Regardless of how I felt during the book, I found the message that Philip Kotler wanted to impart very important and very applicable to every part of life. While it is geared towards the understanding of how to market to this generation, it does offer hidden pieces of knowledge to put outside of business. For the consumer, it empowers me with the knowledge that I have a say in what I want to buy and I will no longer settle for what companies offer. This is true among people as well; we will no longer settle for what is around us but will desire more. We will desire nothing but the very best and though our values may be different, the end result will be the same. Change will happen and it will spread like a wild-fire. That is why I believe it is important to read this book and really dig deep into what it offers. It is more than just a piece of literature; it is a glimpse into what the future holds for us as consumers and businesses.
on August 14, 2013
I like the references to pop culture, so that generated interest, but this is a "textbook" that I wouldn't have picked to read if I was at a bookstore browsing through books. I had to force myself to keep reading to move forward in the book. However, I finally stopped reading because it was torturous. I will try to finish this book to see if anything grabs me, but at this time, I had to put the book down.
on August 30, 2013
This books shows you that whatever you make, make sure that the users love the product, and they will do the marketing for you!
When you make 'bad' products those days, you have a problem, people will find out soon!
Must read for people who are working for a company making not so great products, and they will understand where the issue is.
I loved to read it.
on February 8, 2012
In my opinion, Mssrs. Hardy and Cook completely miss the boat with their reviews of this outstanding book. The new values orientation Kotler and his colleagues discuss is, indeed, a breakthrough. No doubt many marketing professors and marketers are too myopic to see it. Their consumers (both students and customers) will leave them behind in ever increasing numbers as they find alternative sources for both educators and companies that recognize the way the world is changing. Milton Friedman was right for his time, but not for this time. Sustainability, environmental stewardship, and corporate social responsibility are not externalities anymore. They are the woof and warp of brand identity. Like Peter Drucker said, "Doing the right thing is more important than doing things right."
on January 21, 2011
Firstly, I am not a marketing professional. Maybe I am not the right audience of this book. Marketing pros may want to skip this review from a marketing amateur. I really wanted to learn something about marketing from this book and have finished reading this book, but I do not know what I have learned from this book is marketing related but not common sense. I am trying to evaluate this book from the view of an ordinary consumer so see which marketing strategy preached by this book would entice me to buy some products. I thought this is what marketing is about. I also run a software startup which customers are enterprises, and this is what motivated to get this book to learn something about marketing. I cannot think of a single thing from this book that I can use. For this reason, I am supposed to give one star to this book. However, this book is well edited and most important of all, I agree with everything the book says. For example, it preaches socially responsible enterprise, and I am all for it; itt mentions micro financing, and I am an active member of Kiva. It repeatedly talks about sustainability and I am going green as hard as I can. Therefore I still rank this book 3-star instead of 1-star. For me, this book is more about some general trend and the right way to run a business than marketing, so it is appropriate to have the foreword written by the President of the Republic of Indonesia.
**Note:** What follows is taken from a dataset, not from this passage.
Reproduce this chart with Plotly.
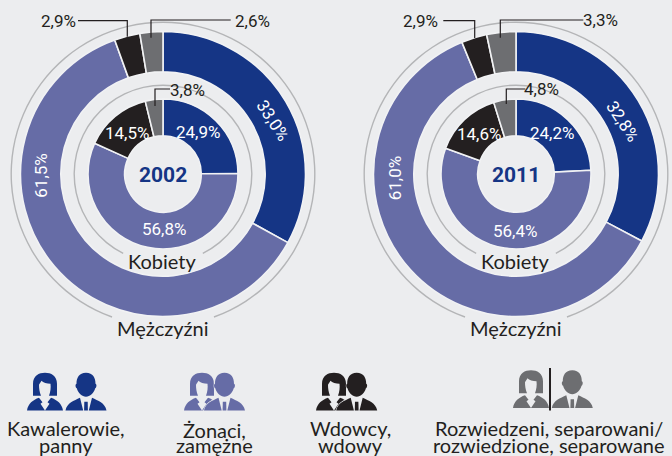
import plotly.graph_objects as go

# ---- data ----
categories = ["Kawalerowie, panny", "Żonaci, zamężne", "Wdowcy, wdowy",
              "Rozwiedzeni, separowani/ rozwiedzione, separowane"]
men_2002 = [33.0, 61.5, 2.9, 2.6]
women_2002 = [24.9, 56.8, 14.5, 3.8]
men_2011 = [32.8, 61.0, 2.9, 3.3]
women_2011 = [24.2, 56.4, 14.6, 4.8]
years = ["2002", "2011"]
group_men = "Mężczyźni"
group_women = "Kobiety"
legend_lines = [["Kawalerowie,", "panny"], ["Żonaci,", "zamężne"],
                ["Wdowcy,", "wdowy"], ["Rozwiedzeni, separowani/", "rozwiedzione, separowane"]]

# ---- style ----
W, H = 672, 456
BG = "#ecedef"
SEP = "#f1f2f4"
NAVY, LILAC, BLACK, GRAY = "#153585", "#666ca6", "#231f20", "#6d6e71"
COLORS = [NAVY, LILAC, BLACK, GRAY]
RING = "#b4b5b7"
DARK = "#231f20"
NUM_FONT = "Roboto"
TXT_FONT = "Lato"


def px(x):
    return x / W


def py(y):
    return 1 - y / H


def pct(v):
    return f"{v:.1f}%".replace(".", ",")


fig = go.Figure()
annotations = []
shapes = []


def add_pie(values, colors, cx, cy, r, hole, rotation=0, line=1.6):
    fig.add_trace(go.Pie(
        values=values, sort=False, direction="clockwise", rotation=rotation,
        hole=hole, textinfo="none", hoverinfo="skip", showlegend=False,
        marker=dict(colors=colors, line=dict(color=SEP, width=line)),
        domain=dict(x=[px(cx - r), px(cx + r)], y=[py(cy + r), py(cy - r)]),
    ))


def add_ring(cx, cy, r, gap):
    fig.add_trace(go.Pie(
        values=[100 - gap, gap], sort=False, direction="clockwise",
        rotation=180 + gap * 1.8, hole=(r - 1.4) / r, textinfo="none",
        hoverinfo="skip", showlegend=False,
        marker=dict(colors=[RING, "rgba(0,0,0,0)"], line=dict(width=0)),
        domain=dict(x=[px(cx - r), px(cx + r)], y=[py(cy + r), py(cy - r)]),
    ))


def text(x, y, s, size, color=DARK, font=NUM_FONT, angle=0, bold=False):
    if bold:
        s = f"<b>{s}</b>"
    annotations.append(dict(
        x=px(x), y=py(y), xref="paper", yref="paper", text=s, showarrow=False,
        xanchor="center", yanchor="middle", textangle=angle,
        font=dict(family=font, size=size, color=color), borderpad=0,
    ))


def polyline(pts, color=DARK, width=1.2):
    d = "M" + " L".join(f"{px(a):.5f},{py(b):.5f}" for a, b in pts)
    shapes.append(dict(type="path", path=d, xref="paper", yref="paper",
                       line=dict(color=color, width=width)))


def icon_path(cmds, ox, oy):
    """cmds: list of (letter, [x, y, x, y ...]) in local pixel units"""
    out = []
    for c, vals in cmds:
        if c == "Z":
            out.append("Z")
            continue
        nums = []
        for i in range(0, len(vals), 2):
            nums.append(f"{px(ox + vals[i]):.5f},{py(oy + vals[i + 1]):.5f}")
        out.append(c + " ".join(nums))
    return " ".join(out)


def fill(cmds, ox, oy, color, outline=None):
    shapes.append(dict(type="path", path=icon_path(cmds, ox, oy), xref="paper", yref="paper",
                       fillcolor=color, layer="above",
                       line=dict(color=outline or color, width=1.4 if outline else 0)))


W_HAIR = [("M", [-12, 23]), ("L", [-12, 11]), ("C", [-12, 3, -6, 0, 0, 0]),
          ("C", [6, 0, 12, 3, 12, 11]), ("L", [12, 23]), ("L", [4, 23]),
          ("C", [5.5, 19, 6, 15, 5.5, 11]), ("C", [2, 11, -2, 10, -3.5, 8]),
          ("C", [-4.5, 10, -5.5, 11, -6, 12]), ("C", [-6, 16, -5.5, 19, -4, 23]), ("Z", [])]
W_BODY = [("M", [-18, 37.7]), ("C", [-17, 31, -12, 27, -6, 25]), ("L", [-2.5, 29.5]),
          ("L", [-4.5, 31]), ("L", [0, 37.7]), ("L", [4.5, 31]), ("L", [2.5, 29.5]),
          ("L", [6, 25]), ("C", [12, 27, 17, 31, 18, 37.7]), ("Z", [])]
M_HEAD = [("M", [0, 0]), ("C", [7, 0, 9.5, 5, 9.5, 11]), ("C", [10.8, 11, 10.8, 15, 9.2, 15.5]),
          ("C", [8, 20, 4, 24, 0, 24]), ("C", [-4, 24, -8, 20, -9.2, 15.5]),
          ("C", [-10.8, 15, -10.8, 11, -9.5, 11]), ("C", [-9.5, 5, -7, 0, 0, 0]), ("Z", [])]
M_BODY_L = [("M", [-20.5, 37.7]), ("C", [-19, 30, -12, 28, -6, 25]), ("L", [-2.8, 37.7]), ("Z", [])]
M_BODY_R = [("M", [20.5, 37.7]), ("C", [19, 30, 12, 28, 6, 25]), ("L", [2.8, 37.7]), ("Z", [])]
M_TIE = [("M", [-1.7, 29]), ("L", [1.7, 29]), ("L", [1.9, 37.7]), ("L", [-1.9, 37.7]), ("Z", [])]
M_BACK = [("M", [-20.5, 37.7]), ("C", [-19, 30, -12, 28, -7, 25]), ("C", [-9, 20, -11, 15, -10, 11]),
          ("C", [-10, 3, -6, 0, 0, 0]), ("C", [6, 0, 10, 3, 10, 11]), ("C", [11, 15, 9, 20, 7, 25]),
          ("C", [12, 28, 19, 30, 20.5, 37.7]), ("Z", [])]


def woman(cx, top, color):
    fill(W_HAIR, cx, top, color)
    fill(W_BODY, cx, top, color)


def man(cx, top, color, halo=False):
    if halo:
        fill(M_BACK, cx, top, BG, outline=BG)
    fill(M_HEAD, cx, top, color)
    fill(M_BODY_L, cx, top, color)
    fill(M_BODY_R, cx, top, color)
    fill(M_TIE, cx, top, color)


# ---- charts ----
panels = [
    dict(cx=163, cy=174, men=men_2002, women=women_2002, year=years[0],
         men_pos=[(272.7, 120, 57), None, (58, 21, 0), (252, 21, 0)],
         men_pos_lilac=(40.7, 176, -90),
         women_pos=[(198, 132, 0), (164, 229, 0), (126.7, 133, 0), (187, 90, 0)],
         lines=[[(78, 20.7), (127.3, 20.7), (127.3, 36.7)],
                [(230.7, 20), (151, 20), (151, 37.7)],
                [(170, 89), (155, 89), (155, 106)]]),
    dict(cx=516, cy=174, men=men_2011, women=women_2011, year=years[1],
         men_pos=[(622.7, 120.7, 57), None, (420, 21, 0), (600.3, 20, 0)],
         men_pos_lilac=(395.3, 178, -90),
         women_pos=[(552, 133, 0), (515.3, 231, 0), (479.3, 133.5, 0), (541.7, 89, 0)],
         lines=[[(443.3, 20.7), (474.7, 20.7), (474.7, 38)],
                [(583.3, 20), (500.3, 20), (500.3, 37.7)],
                [(525.3, 89), (506.3, 89), (506.3, 104)]]),
]

for p in panels:
    cx, cy = p["cx"], p["cy"]
    add_ring(cx, cy, 152.5, 10.9)
    add_ring(cx, cy, 89.5, 14.8)
    add_pie(p["men"], COLORS, cx, cy, 142.5, 0.717)
    add_pie(p["women"], COLORS, cx, cy, 75, 0.51)
    for i, v in enumerate(p["men"]):
        pos = p["men_pos"][i] or p["men_pos_lilac"]
        text(pos[0], pos[1], pct(v), 17, "#ffffff" if i < 2 else DARK, angle=pos[2])
    for i, v in enumerate(p["women"]):
        pos = p["women_pos"][i]
        text(pos[0], pos[1], pct(v), 17, "#ffffff" if i < 3 else DARK, angle=pos[2])
    for ln in p["lines"]:
        polyline(ln)
    text(cx, cy + 1, p["year"], 21, NAVY, bold=True)
    text(cx - 1, cy + 87, group_women, 20, font=TXT_FONT)
    text(cx, cy + 154, group_men, 20, font=TXT_FONT)

# ---- legend icons ----
woman(45, 372.7, NAVY); man(86, 372.7, NAVY)
woman(202, 372.7, LILAC); man(224.5, 372.7, LILAC, halo=True)
woman(334, 372.7, BLACK); man(356.7, 372.7, BLACK, halo=True)
woman(531, 370.3, GRAY); man(572.3, 370.3, GRAY)
polyline([(550, 368), (550, 410.5)], BLACK, 2)

legend_x = [66, 214, 350, 548.5]
legend_y = [[427.5, 445], [429.5, 445], [427.5, 445], [427.5, 445]]
for lines, x, ys in zip(legend_lines, legend_x, legend_y):
    for s, y in zip(lines, ys):
        text(x, y, s, 20, font=TXT_FONT)

fig.update_layout(
    width=W, height=H, margin=dict(l=0, r=0, t=0, b=0), autosize=False,
    paper_bgcolor=BG, plot_bgcolor=BG, showlegend=False,
    annotations=annotations, shapes=shapes,
)
fig.write_html("out.html", config=dict(displayModeBar=False),
               post_script="document.body.style.margin='0';document.body.style.background='%s';" % BG)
Many concepts discussed by this book are either abstract or not highly relevant to marketing. Let me give two examples to make this point. It talks about the shift to human spirit and emotional marketing of Marketing 3.0. As a consumer, I do not want to get emotional in shopping. I am a longtime subscriber to Consumer Reports. I make many purchase decisions based on objective review data like that of Consumer Reports. Many of my friends are in the same category. I am even more so when I make business purchase decisions. I do not see how emotional marketing can affect my procurement process. I am willing to believe emotional marketing can affect some consumers. Emotion is a tricky thing. I want to stay away from it in the marketing of my business. The book has a chapter called Marketing the Values to the Employees. I thought employees are required to understand and accept the values of their employer. If they do not, they should seek other employment in a free society. A company's values should be very simple and straightforward. I do not see how a marketing campaign is involved in this. I am wondering if any of the authors have successfully and efficiently marketed a product by following this book.
on February 2, 2011
From Products to Customers to Human Spirit, Marketing 3.0 is not a how to book for marketers like several other books by Philip Kotler. It lays out a detailed plan of new crucial roles that different parties, including the marketer, will have to play in the future. I feel this book could be used in a Business Ethics course to show solid ethics in what would be considered a desirable working world. I think that implementing this 3.0 concept can be done to a certain extent, but is a lot easier said than done. (Especially in the economic state that we are in and the importance of companies being profitable) This book gives a brief history of marketing eras throughout the past century and the key ideas within those eras and then focuses on the future of marketing, Marketing 3.0. This 3.0 concept includes marketers, companies, trade partner companies, company employees and consumers working together to help create long term solutions that will positively affect future generations globally. Marketing 3.0 puts more responsibility on companies to not only provide quality products, but to also address issues within society that will help build a better future. Examples given from the book are using products that save energy and natural resources and are safer for the environment. Also promoting healthier products and providing more nutritious choices at a reasonable price so a larger portion of the population can afford the higher quality goods. This all starts with pushing more education to all societies and help provide to some extent the resources to do so. Marketing 3.0 calls for marketers/companies to work hand in hand with consumers to make the world a better place. Marketing 3.0 is a great idea, but like any task will take all hands involved working towards the same goal, fighting through the trying times to reach that goal with times of only minimal success.
on May 25, 2010
The values-based matrix found in this book is worth a Nobel prize. It's amazing to see how much marketing has moved, from product-centric (rational marketing - 1.0 era), to Customer-Centric (emotional marketing - 2.0 era) and then now to Human-Centric (Spiritual marketing - 3.0 era ). You'd be tempted to think that the authors are only good with jargon, but let's face it, what they're saying is really happening. Every marketing practitioner should read this as an eye opener.
on September 25, 2011
Key word: Boring. This book is trying to catch up and take stock of what's happening in the world of Marketing but really it is hopelessly falling behind. Kotler may have been at the cutting edge of Marketing a long time ago; this book certainly isn't. The most interesting aspect is how it turns a fascinating subject - society and marketing evolution - into a lame text book that frankly shouldn't have been printed. Looks like a revenue grab to me: Catchy title, big name author, a couple of matrix charts, etc. Don't buy, so many better books on the same subject.